I find it fascinating that George Friedman’s take on critical theory, carried in RealClearWorld, closely tracks with my own, which is undoubtedly because his frame of reference is not unlike my own:
I entered graduate school in 1970, determined to study two things. One was political philosophy, the consideration of the nature of justice, particularly as presented by German philosophers. The second was called comparative communism, the study of communist states and movements, particularly contemporary ones. The choice of subjects wasn’t random, if perhaps presumptive. I wanted to understand Germany, the place that had defined my origins. And I wanted to understand communism, which had defined and would define much of my life. I was hostile to Marxism but deeply believed in understanding your enemy.

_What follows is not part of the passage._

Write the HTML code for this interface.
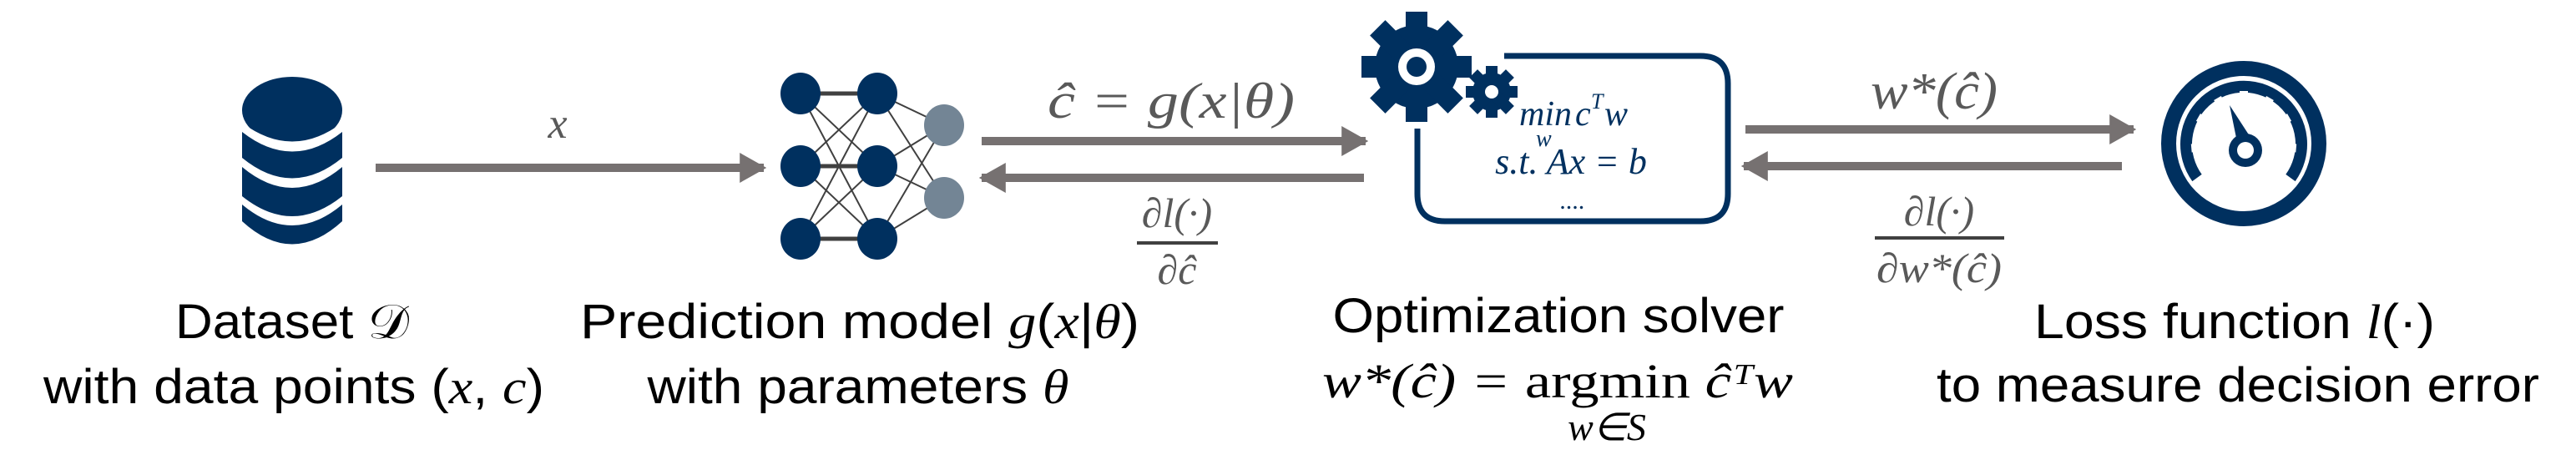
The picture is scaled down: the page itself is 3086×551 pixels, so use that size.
<!DOCTYPE html>
<html><head><meta charset="utf-8"><style>
html,body{margin:0;padding:0;background:#fff;}
svg{display:block;}
.lbl{font-family:"Liberation Sans",sans-serif;font-size:58px;fill:#000;}
.m{font-family:"Liberation Serif",serif;font-style:italic;}
.g{fill:#595959;}
.n{fill:#00305f;}
</style></head><body>
<svg width="3086" height="551" viewBox="0 0 3086 551" xmlns="http://www.w3.org/2000/svg">
<defs>
<marker id="ah" viewBox="0 0 10 10" refX="9" refY="5" markerWidth="3.2" markerHeight="3.6" preserveAspectRatio="none" orient="auto-start-reverse" markerUnits="strokeWidth"><path d="M0,0 L10,5 L0,10 z" fill="#767171"/></marker>
</defs>

<g fill="#00305f">
<ellipse cx="350" cy="132" rx="60" ry="40"/>
<rect x="290" y="158" width="120" height="80" fill="#00305f"/>
<path d="M290,158 Q350,205 410,158 L410,147 Q350,192 290,147Z" fill="#fff"/>
<path d="M290,200 Q350,250 410,200 L410,189 Q350,238 290,189Z" fill="#fff"/>
<path d="M290,238 L410,238 L410,265 Q350,320 290,265Z"/>
<path d="M290,245 Q350,295 410,245 L410,235 Q350,283 290,235Z" fill="#fff"/>
</g>

<line x1="450" y1="201" x2="915" y2="201" stroke="#767171" stroke-width="10" marker-end="url(#ah)"/>
<text class="m g" x="668" y="165" font-size="52" text-anchor="middle">x</text>

<g>
<g stroke="#404040" stroke-width="2">
<line x1="959" y1="112" x2="1051" y2="112" stroke-width="5"/><line x1="959" y1="199" x2="1051" y2="199" stroke-width="5"/><line x1="959" y1="286" x2="1051" y2="286" stroke-width="5"/>
<line x1="959" y1="112" x2="1051" y2="199"/><line x1="959" y1="112" x2="1051" y2="286"/>
<line x1="959" y1="199" x2="1051" y2="112"/><line x1="959" y1="199" x2="1051" y2="286"/>
<line x1="959" y1="286" x2="1051" y2="112"/><line x1="959" y1="286" x2="1051" y2="199"/>
<line x1="1051" y1="112" x2="1131" y2="150"/><line x1="1051" y1="112" x2="1131" y2="237"/>
<line x1="1051" y1="199" x2="1131" y2="150"/><line x1="1051" y1="199" x2="1131" y2="237"/>
<line x1="1051" y1="286" x2="1131" y2="150"/><line x1="1051" y1="286" x2="1131" y2="237"/>
</g>
<g fill="#00305f">
<ellipse cx="959" cy="112" rx="24" ry="25"/><ellipse cx="959" cy="199" rx="24" ry="25"/><ellipse cx="959" cy="286" rx="24" ry="25"/>
<ellipse cx="1051" cy="112" rx="24" ry="25"/><ellipse cx="1051" cy="199" rx="24" ry="25"/><ellipse cx="1051" cy="286" rx="24" ry="25"/>
</g>
<g fill="#738595"><ellipse cx="1131" cy="150" rx="24" ry="25"/><ellipse cx="1131" cy="237" rx="24" ry="25"/></g>
</g>

<line x1="1176" y1="169" x2="1636" y2="169" stroke="#767171" stroke-width="10" marker-end="url(#ah)"/>
<line x1="1634" y1="213" x2="1176" y2="213" stroke="#767171" stroke-width="10" marker-end="url(#ah)"/>
<text class="m g" x="1403" y="141" font-size="60" text-anchor="middle" textLength="296" lengthAdjust="spacingAndGlyphs">ĉ = g(x|θ)</text>
<g>
<text class="m g" x="1410" y="272" font-size="50" text-anchor="middle">∂l(·)</text>
<line x1="1362" y1="291" x2="1459" y2="291" stroke="#404040" stroke-width="4"/>
<text class="m g" x="1410" y="340" font-size="50" text-anchor="middle">∂ĉ</text>
</g>

<g>
<path d="M1802,67 L2037,67 Q2070,67 2070,100 L2070,232 Q2070,265 2037,265 L1731,265 Q1698,265 1698,232 L1698,154" fill="none" stroke="#00305f" stroke-width="7"/>
<text class="m n" x="1820" y="150" font-size="42" font-style="normal">min</text>
<text class="m n" x="1887" y="150" font-size="42">c</text>
<text class="m n" x="1906" y="130" font-size="26">T</text>
<text class="m n" x="1922" y="150" font-size="42">w</text>
<text class="m n" x="1840" y="175" font-size="28">w</text>
<text class="m n" x="1882" y="208" font-size="44" text-anchor="middle">s.t. Ax = b</text>
<text class="m n" x="1884" y="250" font-size="30" text-anchor="middle">....</text>
</g>
<g fill="#00305f">
<g transform="translate(1697,80)">
<circle r="50"/>
<rect x="-13" y="-66" width="26" height="132"/>
<rect x="-13" y="-66" width="26" height="132" transform="rotate(45)"/>
<rect x="-13" y="-66" width="26" height="132" transform="rotate(90)"/>
<rect x="-13" y="-66" width="26" height="132" transform="rotate(135)"/>
<circle r="22" fill="#fff"/><circle r="12"/>
</g>
<g transform="translate(1787,110)">
<circle r="30" fill="#fff"/>
<circle r="23"/>
<rect x="-7" y="-31" width="14" height="62"/>
<rect x="-7" y="-31" width="14" height="62" transform="rotate(45)"/>
<rect x="-7" y="-31" width="14" height="62" transform="rotate(90)"/>
<rect x="-7" y="-31" width="14" height="62" transform="rotate(135)"/>
<circle r="8" fill="#fff"/>
</g>
</g>

<line x1="2091" y1="155" x2="2556" y2="155" stroke="#767171" stroke-width="10" marker-end="url(#ah)"/>
<line x1="2542" y1="199" x2="2089" y2="199" stroke="#767171" stroke-width="10" marker-end="url(#ah)"/>
<text class="m g" x="2317" y="130" font-size="62" text-anchor="middle" textLength="152" lengthAdjust="spacingAndGlyphs">w*(ĉ)</text>
<g>
<text class="m g" x="2323" y="270" font-size="50" text-anchor="middle">∂l(·)</text>
<line x1="2246" y1="285" x2="2401" y2="285" stroke="#404040" stroke-width="4"/>
<text class="m g" x="2323" y="338" font-size="50" text-anchor="middle" textLength="150" lengthAdjust="spacingAndGlyphs">∂w*(ĉ)</text>
</g>

<g>
<circle cx="2688" cy="172" r="90" fill="none" stroke="#00305f" stroke-width="18"/>
<path d="M2632,213 A69,69 0 1 1 2744,213" fill="none" stroke="#00305f" stroke-width="14"/>
<g fill="#fff" transform="translate(2688,172)">
<rect x="-5" y="-63" width="10" height="9"/>
<rect x="-5" y="-63" width="10" height="9" transform="rotate(-30)"/>
<rect x="-5" y="-63" width="10" height="9" transform="rotate(-60)"/>
<rect x="-5" y="-63" width="10" height="9" transform="rotate(-95)"/>
<rect x="-5" y="-63" width="10" height="9" transform="rotate(30)"/>
<rect x="-5" y="-63" width="10" height="9" transform="rotate(60)"/>
<rect x="-5" y="-63" width="10" height="9" transform="rotate(95)"/>
</g>
<path d="M2671,126 L2697,166 L2680,170 Z" fill="#00305f"/>
<circle cx="2690" cy="180" r="20" fill="#00305f"/>
<circle cx="2690" cy="180" r="10" fill="#fff"/>
</g>

<text class="lbl" x="350" y="405" text-anchor="middle" textLength="280" lengthAdjust="spacingAndGlyphs">Dataset 𝒟</text>
<text class="lbl" x="352" y="483" text-anchor="middle" textLength="600" lengthAdjust="spacingAndGlyphs">with data points (<tspan class="m">x</tspan>, <tspan class="m">c</tspan>)</text>
<text class="lbl" x="1030" y="405" text-anchor="middle" textLength="670" lengthAdjust="spacingAndGlyphs">Prediction model <tspan class="m">g</tspan>(<tspan class="m">x</tspan>|<tspan class="m">θ</tspan>)</text>
<text class="lbl" x="1028" y="483" text-anchor="middle" textLength="505" lengthAdjust="spacingAndGlyphs">with parameters <tspan class="m">θ</tspan></text>
<text class="lbl" x="1867" y="398" text-anchor="middle" textLength="541" lengthAdjust="spacingAndGlyphs">Optimization solver</text>
<text class="lbl m" x="1866" y="476" text-anchor="middle" textLength="564" lengthAdjust="spacingAndGlyphs">w*(ĉ) = <tspan font-style="normal">argmin</tspan> ĉᵀw</text>
<text class="m" x="1925" y="527" font-size="46" text-anchor="middle">w∈S</text>
<text class="lbl" x="2677" y="405" text-anchor="middle" textLength="480" lengthAdjust="spacingAndGlyphs">Loss function <tspan class="m">l</tspan>(·)</text>
<text class="lbl" x="2681" y="481" text-anchor="middle" textLength="722" lengthAdjust="spacingAndGlyphs">to measure decision error</text>
</svg>
</body></html>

The more I studied, the more confused I became. Marxism seemed to have little to do with Marx, and communist regimes were rarely Marxist. Marxist movements around the world rarely consisted of workers, but rather of intellectuals and soldiers, and sometimes criminals. Similarly, Hegel and Nietzsche could be considered proto-Nazis only if you closed your eyes. The intellectual life I sought was far more coherent than the political realities around me. Since I crave order in all things, and since Marxism was more pressing at that moment than Nazism, I dove into the history of Marxism and of Marxist terrorism and MiG-21s.
How did Marx miscalculate? How did Lenin try to compensate for Marxism’s shortcomings? Why did Lenin fail? What caused the Soviet Union to fall? All is explained in the linked piece.
Here’s his conclusion:
The stubbornness of the human soul, for bad or good, transcends both a failed historical model and failed enthusiasm for change. The world is stubborn.
To understand the present moment it’s probably more helpful to understand Augustine than to understand Marx and that is to understand that the aspirations of today’s revolutionaries will crash on the rocks of their own humanity.